Y aquí nos ves, hechos trizas. Drogados a base de humo y cenizas, de canciones que emergen en silencio desde el profundo abismo de nuestras sinapsis, mientras un gato sarnoso se pasea por la mesa olisqueando nuestra pequeña colección de licores de sobremesa. Y poco nos importa.
Él está sumido en sus letras y yo apenas alcanzo a verle por el denso humo que nos envuelve. Antes nos sentábamos juntos. Sin embargo, dejamos de hacerlo hace tiempo y ahora nos sentamos enfrentados y separados por una mesa. La firma de nuestra derrota.
A menudo me extasío en fantasías imposibles. Sueño con que un hombre nuevo –el mismo hombre con el que estoy, pero nuevo… no sé si me entienden y no espero que lo hagan- me saca de aquí y me lleva muy lejos. Que bebemos y fumamos a copas y manos llenas, hasta terminar en una cama donde nos sorprenden las primeras luces del alba. Soy una romántica, lo sé.
Y es esta escena de decadencia y vacío una escena romántica. Donde él se refugia en su máquina de escribir y yo me encierro en mis pensamientos y no dejo de preguntarme qué será lo que él anda escribiendo. Ningún poema de amor, seguro. Escribirá una larga y penosa historia, o un poema amargo y desleal, en el que dirá cuán desgraciado se siente con su vida y conmigo, y cuando yo le pregunte el por qué de esa inspiración, me negará lo evidente y me dirá que no todo lo que escribe es autobiográfico.

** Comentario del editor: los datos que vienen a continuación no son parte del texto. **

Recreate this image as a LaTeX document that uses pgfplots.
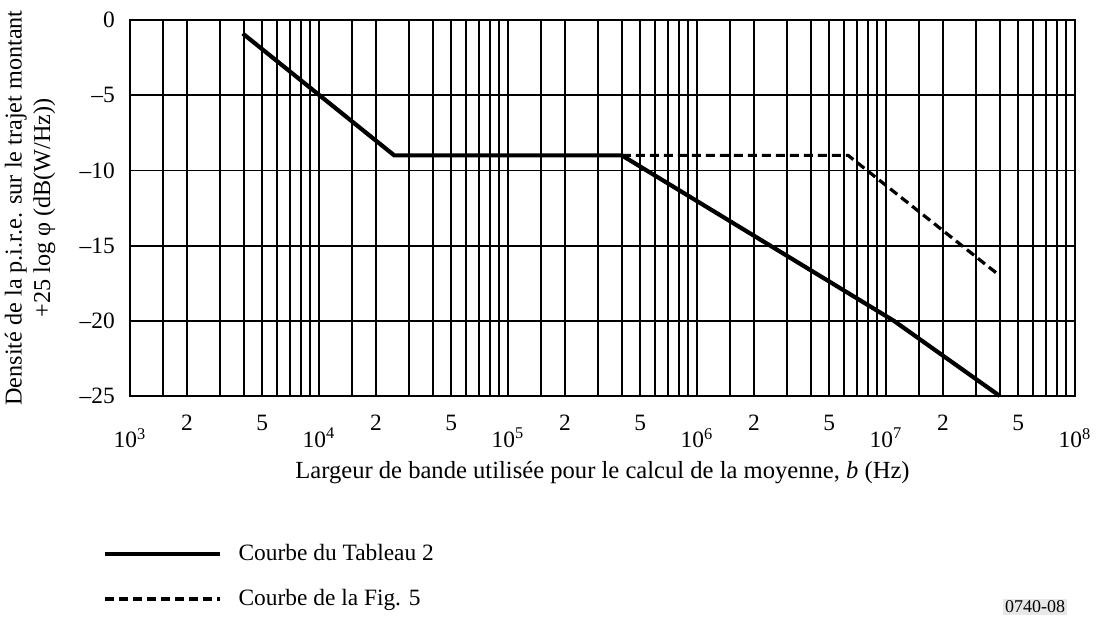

Cojo el periódico que compré hace dos semanas y le echo una ojeada. Este es el tipo de gesto que distingue a un lectorzuelo cualquiera de un verdadero lector. De un lector adicto y compulsivo. Leo por puro vicio. Me da igual que ya sepa lo que pone en esas páginas. He abierto ese periódico varias veces en estos días, unas dos veces diarias, porque la mayoría de mis libros se encuentran exhaustos y ahítos de tanto quemarlos con mis retinas. Y, al fin y al cabo, este periódico sólo tiene dos tiernas semanas.
Mi compañero se levanta y se dirige al cajón de uno de los muebles de la entrada, de dónde saca otro paquete de cigarrillos. Ya no soporto su compañía. Ni él la mía. Nos hemos agotado hasta la extenuación. Con este gesto sólo me demuestra su amor por la frivolidad. Siempre odié la jodida frivolidad y él es la persona más jodidamente frívola que conozco.
Me asquea el mero pensamiento de la cantidad de humo que ahora mismo estará invadiendo su garganta y sus pulmones. Nunca le encontré la gracia al alquitrán. Preferiría chupar cualquier otra cosa. Soy así de zorra, qué le vamos a hacer.
Cuanto más le miro, más cuenta me doy de todo lo que le aborrezco. Fuimos dos ángeles en su tiempo y en lugar de dedicarnos a volar, nos arrancamos las alas mutuamente, con saña y regocijo, hasta agonizar de dolor y revolcarnos por el suelo en nuestra propia sangre.
Así es el amor, que no os engañen. Una jaula sucia en la que sólo puedes esperar morirte poco a poco y, con algo de suerte, pillar la rabia o pudrirte de cáncer.